(Records)
□ □ □ □ □

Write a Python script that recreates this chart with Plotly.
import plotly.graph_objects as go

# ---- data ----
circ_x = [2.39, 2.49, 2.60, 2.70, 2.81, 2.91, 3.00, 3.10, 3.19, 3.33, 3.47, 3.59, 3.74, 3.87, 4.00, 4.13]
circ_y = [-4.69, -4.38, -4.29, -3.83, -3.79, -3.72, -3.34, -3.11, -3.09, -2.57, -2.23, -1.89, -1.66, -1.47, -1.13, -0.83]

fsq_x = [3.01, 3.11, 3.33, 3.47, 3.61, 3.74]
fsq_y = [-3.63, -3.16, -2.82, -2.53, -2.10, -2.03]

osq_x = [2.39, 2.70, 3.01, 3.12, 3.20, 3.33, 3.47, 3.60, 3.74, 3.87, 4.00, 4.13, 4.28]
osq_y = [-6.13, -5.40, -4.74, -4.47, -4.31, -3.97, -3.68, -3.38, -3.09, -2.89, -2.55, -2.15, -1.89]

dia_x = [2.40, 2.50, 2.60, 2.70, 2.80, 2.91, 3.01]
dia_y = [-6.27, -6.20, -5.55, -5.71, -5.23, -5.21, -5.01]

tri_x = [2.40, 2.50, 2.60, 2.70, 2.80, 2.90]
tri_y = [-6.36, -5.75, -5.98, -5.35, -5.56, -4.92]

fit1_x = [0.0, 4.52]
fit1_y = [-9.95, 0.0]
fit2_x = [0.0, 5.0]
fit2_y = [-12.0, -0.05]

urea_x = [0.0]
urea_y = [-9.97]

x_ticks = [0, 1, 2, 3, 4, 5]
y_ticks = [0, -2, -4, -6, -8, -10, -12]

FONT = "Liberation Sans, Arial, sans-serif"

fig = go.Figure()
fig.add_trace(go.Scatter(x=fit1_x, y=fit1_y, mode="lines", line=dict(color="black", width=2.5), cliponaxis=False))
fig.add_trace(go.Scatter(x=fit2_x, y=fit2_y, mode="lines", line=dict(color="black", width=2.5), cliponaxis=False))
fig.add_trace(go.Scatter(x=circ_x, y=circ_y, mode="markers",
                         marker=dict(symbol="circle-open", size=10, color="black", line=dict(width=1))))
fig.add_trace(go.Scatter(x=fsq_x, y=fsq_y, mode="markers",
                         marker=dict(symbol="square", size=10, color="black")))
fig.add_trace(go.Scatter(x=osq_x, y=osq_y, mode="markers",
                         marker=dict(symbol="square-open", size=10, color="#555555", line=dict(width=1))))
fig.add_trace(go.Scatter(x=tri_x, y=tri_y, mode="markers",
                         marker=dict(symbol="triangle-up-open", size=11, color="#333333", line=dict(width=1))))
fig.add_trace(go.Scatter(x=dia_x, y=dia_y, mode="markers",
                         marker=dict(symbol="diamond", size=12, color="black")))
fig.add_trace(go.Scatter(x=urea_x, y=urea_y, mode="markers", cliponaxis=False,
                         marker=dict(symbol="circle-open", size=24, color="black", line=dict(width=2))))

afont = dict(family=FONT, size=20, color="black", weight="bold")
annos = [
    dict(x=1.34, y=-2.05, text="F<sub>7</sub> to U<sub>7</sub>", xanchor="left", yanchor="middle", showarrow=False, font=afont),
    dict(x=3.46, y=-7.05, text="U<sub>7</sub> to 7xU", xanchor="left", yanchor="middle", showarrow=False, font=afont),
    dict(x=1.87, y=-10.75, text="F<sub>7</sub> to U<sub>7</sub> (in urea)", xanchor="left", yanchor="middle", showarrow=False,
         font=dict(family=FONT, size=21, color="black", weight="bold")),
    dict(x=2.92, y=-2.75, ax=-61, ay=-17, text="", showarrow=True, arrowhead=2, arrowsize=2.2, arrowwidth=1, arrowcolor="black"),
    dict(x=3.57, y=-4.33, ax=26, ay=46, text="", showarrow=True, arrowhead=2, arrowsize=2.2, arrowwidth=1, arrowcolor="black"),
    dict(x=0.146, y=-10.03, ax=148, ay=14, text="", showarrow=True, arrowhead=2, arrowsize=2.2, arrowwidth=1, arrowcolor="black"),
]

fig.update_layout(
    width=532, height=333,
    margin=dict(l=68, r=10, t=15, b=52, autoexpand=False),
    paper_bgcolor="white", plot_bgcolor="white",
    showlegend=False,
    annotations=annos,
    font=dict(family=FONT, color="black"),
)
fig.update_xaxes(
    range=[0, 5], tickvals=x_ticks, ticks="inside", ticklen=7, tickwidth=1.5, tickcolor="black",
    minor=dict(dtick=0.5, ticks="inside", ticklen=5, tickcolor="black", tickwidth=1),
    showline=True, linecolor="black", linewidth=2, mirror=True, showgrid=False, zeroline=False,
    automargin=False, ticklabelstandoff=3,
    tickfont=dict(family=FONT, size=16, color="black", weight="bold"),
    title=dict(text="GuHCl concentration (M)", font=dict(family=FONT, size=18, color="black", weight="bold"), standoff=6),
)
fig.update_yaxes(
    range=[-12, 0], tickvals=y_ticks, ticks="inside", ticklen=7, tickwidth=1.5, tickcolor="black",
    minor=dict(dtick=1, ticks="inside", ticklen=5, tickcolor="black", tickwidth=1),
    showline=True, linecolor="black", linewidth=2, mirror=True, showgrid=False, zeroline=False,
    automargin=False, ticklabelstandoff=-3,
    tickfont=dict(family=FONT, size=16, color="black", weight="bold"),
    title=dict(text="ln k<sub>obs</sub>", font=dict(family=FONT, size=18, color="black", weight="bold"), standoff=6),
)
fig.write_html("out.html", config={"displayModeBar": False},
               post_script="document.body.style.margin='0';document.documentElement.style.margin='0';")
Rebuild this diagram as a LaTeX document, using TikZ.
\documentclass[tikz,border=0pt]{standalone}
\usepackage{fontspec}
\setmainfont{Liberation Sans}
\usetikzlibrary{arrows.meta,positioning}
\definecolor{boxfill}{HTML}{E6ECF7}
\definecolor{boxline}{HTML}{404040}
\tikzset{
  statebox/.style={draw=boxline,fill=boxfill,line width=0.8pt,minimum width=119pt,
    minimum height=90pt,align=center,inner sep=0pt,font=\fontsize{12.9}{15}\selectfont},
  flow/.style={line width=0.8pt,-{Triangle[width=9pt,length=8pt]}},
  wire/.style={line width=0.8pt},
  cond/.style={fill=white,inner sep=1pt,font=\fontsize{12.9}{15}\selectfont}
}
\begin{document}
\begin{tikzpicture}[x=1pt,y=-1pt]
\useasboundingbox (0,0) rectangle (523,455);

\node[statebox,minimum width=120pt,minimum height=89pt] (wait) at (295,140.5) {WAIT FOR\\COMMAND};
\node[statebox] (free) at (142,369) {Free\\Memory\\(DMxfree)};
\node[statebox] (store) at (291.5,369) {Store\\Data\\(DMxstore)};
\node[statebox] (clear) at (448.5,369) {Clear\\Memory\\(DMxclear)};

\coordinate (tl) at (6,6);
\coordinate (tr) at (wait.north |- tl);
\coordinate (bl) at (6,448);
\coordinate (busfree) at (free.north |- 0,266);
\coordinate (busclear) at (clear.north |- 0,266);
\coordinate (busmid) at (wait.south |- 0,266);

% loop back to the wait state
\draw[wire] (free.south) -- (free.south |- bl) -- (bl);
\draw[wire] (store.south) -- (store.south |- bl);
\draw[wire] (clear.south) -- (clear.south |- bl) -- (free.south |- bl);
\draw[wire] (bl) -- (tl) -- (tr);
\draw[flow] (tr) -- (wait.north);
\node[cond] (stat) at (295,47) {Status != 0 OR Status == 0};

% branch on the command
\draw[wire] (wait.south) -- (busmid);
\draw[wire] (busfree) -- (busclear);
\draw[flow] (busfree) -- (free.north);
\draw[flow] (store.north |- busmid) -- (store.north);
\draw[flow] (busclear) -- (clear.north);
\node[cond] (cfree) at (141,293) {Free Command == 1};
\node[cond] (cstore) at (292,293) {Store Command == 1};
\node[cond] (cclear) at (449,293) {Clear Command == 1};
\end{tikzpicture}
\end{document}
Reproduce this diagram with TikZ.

□ □ □ □ □

WHAT THE TASK ASKS: Extract exactly and only these lines: the line containing "Rebuild this diagram", the line containing "(stat) at (295,47)", and every line between them.

RESULT OF THIS EXERCISE:
Rebuild this diagram as a LaTeX document, using TikZ.
\documentclass[tikz,border=0pt]{standalone}
\usepackage{fontspec}
\setmainfont{Liberation Sans}
\usetikzlibrary{arrows.meta,positioning}
\definecolor{boxfill}{HTML}{E6ECF7}
\definecolor{boxline}{HTML}{404040}
\tikzset{
  statebox/.style={draw=boxline,fill=boxfill,line width=0.8pt,minimum width=119pt,
    minimum height=90pt,align=center,inner sep=0pt,font=\fontsize{12.9}{15}\selectfont},
  flow/.style={line width=0.8pt,-{Triangle[width=9pt,length=8pt]}},
  wire/.style={line width=0.8pt},
  cond/.style={fill=white,inner sep=1pt,font=\fontsize{12.9}{15}\selectfont}
}
\begin{document}
\begin{tikzpicture}[x=1pt,y=-1pt]
\useasboundingbox (0,0) rectangle (523,455);

\node[statebox,minimum width=120pt,minimum height=89pt] (wait) at (295,140.5) {WAIT FOR\\COMMAND};
\node[statebox] (free) at (142,369) {Free\\Memory\\(DMxfree)};
\node[statebox] (store) at (291.5,369) {Store\\Data\\(DMxstore)};
\node[statebox] (clear) at (448.5,369) {Clear\\Memory\\(DMxclear)};

\coordinate (tl) at (6,6);
\coordinate (tr) at (wait.north |- tl);
\coordinate (bl) at (6,448);
\coordinate (busfree) at (free.north |- 0,266);
\coordinate (busclear) at (clear.north |- 0,266);
\coordinate (busmid) at (wait.south |- 0,266);

% loop back to the wait state
\draw[wire] (free.south) -- (free.south |- bl) -- (bl);
\draw[wire] (store.south) -- (store.south |- bl);
\draw[wire] (clear.south) -- (clear.south |- bl) -- (free.south |- bl);
\draw[wire] (bl) -- (tl) -- (tr);
\draw[flow] (tr) -- (wait.north);
\node[cond] (stat) at (295,47) {Status != 0 OR Status == 0};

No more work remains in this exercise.